Starbucks Might Start Serving Alcohol At Select Locations In The Bay Area, So Get Ready To Get Your 'Starbucks Evenings' On
Big news, Northern California Starbucks enthusiasts: Starbucks might be serving alcohol at some Bay Area locations soon. Coffee is great and all, but sometimes you just want to kick back with a glass of wine, you know? I'll admit that I'm not totally sure why one would choose kicking back with a glass of wine at Starbucks over kicking back with a glass of wine at your favorite wine bar… but that's OK. Post-work happy hour comes in many forms, after all.
According to Mercury News, Starbucks has applied for liquor licenses for 15 Bay Area locations. If the licenses are granted, these locations will join the 37 (by my count, at least) other Sbux spots that currently participate in the “Starbucks Evenings” program — a sort of evening-long happy hour during which, from 4 PM onward, participating locations serve wine, beer, and a fancy-schmancy small plates menu in addition to the coffee chain's usual offerings.
Not going to lie, guys — from what I can see from the Starbucks website, that small plates menu looks pretty tasty. I mean, Starbucks isn't usually the first place I go when I want food — for me, it usually falls under the “I desperately need a sandwich and this is the only thing around” umbrella — but bacon-wrapped dates with balsamic glaze? Artichoke and goat cheese flatbread? Truffle mac and cheese? I think I speak for many of us when I say, sold!
The Starbucks Evening program, by the way, isn't new; we first got wind of its beginnings in 2012. The idea even predates that particular tidbit, though: According to The Street, there's even one location in Portland, OR that's been serving booze since 2011 (for the curious, it's the one outside the ground floor exit of Powell's City of Books in the Pearl District. All of that means nothing to me, but I assume Portland residents will understand) — and in 2010, the chain began testing wine and beer at a Seattle location (the one on Olive Way. Again, this means nothing to me, but it probably means something to folks who actually live in Seattle). Over the years, some 37 locations in the U.S. have joined the program, mostly in metropolitan areas: Chicago, LA, Atlanta, Washington, D.C., and Orlando, in addition to Seattle and Portland.
So how do residents of San Francisco and the Bay Area feel about Starbucks Evenings coming to their neck of the woods? As you might expect, it's a bit of a mixed bag. One resident, Christine La Monaca, told KTVU, “I think being open later and having a small drink menu would be good"; however, another — Michael Tardiff — said, “There are so many other great areas to… get happy hour and stuff in San Francisco, so no, it probably wouldn't be my first place.” One person speaking to Mercury News brought up my own thoughts on the matter: Said Maria Sanches, “It seems kind of weird. I've always seen [Starbucks] as a coffee place, so I don't know how that's going to work out. For a glass of wine I would probably go to some other place.”

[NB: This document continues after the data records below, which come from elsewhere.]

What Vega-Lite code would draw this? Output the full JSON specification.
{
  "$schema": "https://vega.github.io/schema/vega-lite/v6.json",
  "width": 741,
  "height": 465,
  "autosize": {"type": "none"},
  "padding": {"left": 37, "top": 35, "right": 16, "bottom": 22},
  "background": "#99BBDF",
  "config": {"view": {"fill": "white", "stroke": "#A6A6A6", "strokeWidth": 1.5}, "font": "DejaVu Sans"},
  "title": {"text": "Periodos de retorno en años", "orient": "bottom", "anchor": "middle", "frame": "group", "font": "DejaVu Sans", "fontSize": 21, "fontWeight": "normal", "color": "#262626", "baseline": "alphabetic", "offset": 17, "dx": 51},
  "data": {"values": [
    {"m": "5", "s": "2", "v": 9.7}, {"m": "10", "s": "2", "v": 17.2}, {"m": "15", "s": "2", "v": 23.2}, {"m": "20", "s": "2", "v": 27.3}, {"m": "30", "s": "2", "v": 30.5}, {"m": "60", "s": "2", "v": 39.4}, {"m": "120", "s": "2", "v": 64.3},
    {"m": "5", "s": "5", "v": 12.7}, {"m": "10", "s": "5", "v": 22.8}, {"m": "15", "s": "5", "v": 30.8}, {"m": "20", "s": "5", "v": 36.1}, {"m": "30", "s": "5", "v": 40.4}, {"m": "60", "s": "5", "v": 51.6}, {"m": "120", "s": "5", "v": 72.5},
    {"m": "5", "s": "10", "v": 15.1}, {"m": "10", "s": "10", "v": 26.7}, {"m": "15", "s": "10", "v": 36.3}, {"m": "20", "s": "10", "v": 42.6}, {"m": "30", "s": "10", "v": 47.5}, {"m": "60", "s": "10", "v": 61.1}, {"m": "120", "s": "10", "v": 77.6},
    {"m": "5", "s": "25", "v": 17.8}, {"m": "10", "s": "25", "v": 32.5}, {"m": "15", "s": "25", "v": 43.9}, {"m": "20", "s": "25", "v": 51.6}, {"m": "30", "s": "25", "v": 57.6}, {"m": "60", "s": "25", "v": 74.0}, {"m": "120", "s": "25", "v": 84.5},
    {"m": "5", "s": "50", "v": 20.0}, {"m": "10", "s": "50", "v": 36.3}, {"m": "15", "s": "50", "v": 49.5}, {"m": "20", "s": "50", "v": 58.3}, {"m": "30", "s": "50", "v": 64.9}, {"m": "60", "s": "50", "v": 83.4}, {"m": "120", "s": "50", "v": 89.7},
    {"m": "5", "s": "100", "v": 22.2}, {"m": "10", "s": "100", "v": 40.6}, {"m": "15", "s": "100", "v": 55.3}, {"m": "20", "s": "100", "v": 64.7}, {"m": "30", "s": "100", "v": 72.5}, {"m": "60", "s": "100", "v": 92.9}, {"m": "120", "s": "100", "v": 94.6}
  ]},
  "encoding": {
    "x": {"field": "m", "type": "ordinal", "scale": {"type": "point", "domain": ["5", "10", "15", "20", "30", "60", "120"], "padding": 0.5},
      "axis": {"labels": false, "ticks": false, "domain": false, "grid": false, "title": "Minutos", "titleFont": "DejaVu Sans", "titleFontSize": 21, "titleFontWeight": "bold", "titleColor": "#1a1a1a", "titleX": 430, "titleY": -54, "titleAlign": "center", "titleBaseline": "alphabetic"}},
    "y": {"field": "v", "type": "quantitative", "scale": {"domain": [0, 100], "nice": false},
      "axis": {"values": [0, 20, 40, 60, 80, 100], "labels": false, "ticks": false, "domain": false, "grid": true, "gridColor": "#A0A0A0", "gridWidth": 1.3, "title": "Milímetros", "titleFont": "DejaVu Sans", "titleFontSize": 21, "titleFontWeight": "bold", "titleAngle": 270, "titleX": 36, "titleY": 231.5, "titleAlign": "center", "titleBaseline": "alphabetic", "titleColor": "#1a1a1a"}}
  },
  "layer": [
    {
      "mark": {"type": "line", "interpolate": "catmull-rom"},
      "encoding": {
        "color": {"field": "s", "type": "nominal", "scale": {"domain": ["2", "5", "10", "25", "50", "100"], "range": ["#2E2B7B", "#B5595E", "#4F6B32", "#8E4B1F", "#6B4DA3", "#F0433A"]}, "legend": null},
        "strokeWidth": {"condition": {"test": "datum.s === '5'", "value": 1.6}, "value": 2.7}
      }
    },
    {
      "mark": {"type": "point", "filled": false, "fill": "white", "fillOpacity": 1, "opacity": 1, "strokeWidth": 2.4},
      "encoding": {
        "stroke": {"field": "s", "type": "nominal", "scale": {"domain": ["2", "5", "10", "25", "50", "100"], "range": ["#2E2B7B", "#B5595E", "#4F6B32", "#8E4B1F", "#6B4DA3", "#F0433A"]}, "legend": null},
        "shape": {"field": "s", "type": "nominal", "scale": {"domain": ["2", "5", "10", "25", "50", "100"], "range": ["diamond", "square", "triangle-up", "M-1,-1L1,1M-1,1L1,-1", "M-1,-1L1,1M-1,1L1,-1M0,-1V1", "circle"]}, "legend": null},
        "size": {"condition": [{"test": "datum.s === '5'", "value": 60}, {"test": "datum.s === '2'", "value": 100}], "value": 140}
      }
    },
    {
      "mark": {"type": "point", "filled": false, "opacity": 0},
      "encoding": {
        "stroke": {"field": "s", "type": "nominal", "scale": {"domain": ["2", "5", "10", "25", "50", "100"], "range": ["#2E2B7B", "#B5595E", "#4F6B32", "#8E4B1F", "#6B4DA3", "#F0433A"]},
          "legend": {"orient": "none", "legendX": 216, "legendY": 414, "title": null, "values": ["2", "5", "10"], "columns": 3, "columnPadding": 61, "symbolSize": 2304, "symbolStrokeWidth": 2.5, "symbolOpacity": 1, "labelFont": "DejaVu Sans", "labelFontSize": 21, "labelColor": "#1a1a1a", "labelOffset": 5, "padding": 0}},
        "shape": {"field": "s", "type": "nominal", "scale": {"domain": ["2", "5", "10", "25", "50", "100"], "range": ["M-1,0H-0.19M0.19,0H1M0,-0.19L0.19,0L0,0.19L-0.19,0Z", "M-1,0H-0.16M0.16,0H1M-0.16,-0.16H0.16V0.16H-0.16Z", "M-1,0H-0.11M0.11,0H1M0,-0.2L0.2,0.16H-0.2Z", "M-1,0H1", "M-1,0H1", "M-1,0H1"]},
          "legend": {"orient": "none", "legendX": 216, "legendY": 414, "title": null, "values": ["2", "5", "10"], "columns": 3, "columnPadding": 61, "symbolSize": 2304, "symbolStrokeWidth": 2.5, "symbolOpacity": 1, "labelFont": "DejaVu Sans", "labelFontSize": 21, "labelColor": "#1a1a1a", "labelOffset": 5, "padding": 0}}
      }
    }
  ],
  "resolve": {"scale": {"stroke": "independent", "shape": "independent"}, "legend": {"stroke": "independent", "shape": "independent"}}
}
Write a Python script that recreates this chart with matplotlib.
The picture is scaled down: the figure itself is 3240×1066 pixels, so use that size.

At the same time, though, it makes a certain amount of sense. We've probably all arranged to meet a friend for coffee after work at Starbucks at some point in our adult lives; it's easy, it's convenient, and they're everywhere. You can still get everything on the regular Starbucks menu once 4 PM rolls around, so look at it as a neat addition — if you thought you wanted coffee, but decide that you'd really like a glass of wine instead, you don't have to go through the bother of finding a new spot to meet. And with places like Chipotle and Taco Bell serving alcohol (or rather, almost serving alcohol, in Taco Bell's case), I wonder if maybe fast food and fast casual places with booze might not be the way of the future.
In any event, though, Starbucks still has to jump over the hurdle of actually getting those liquor licenses approved before it can start serving alcohol in the Bay Area; as such, you may not want to get too excited just yet. Still, though — it could be fun, no?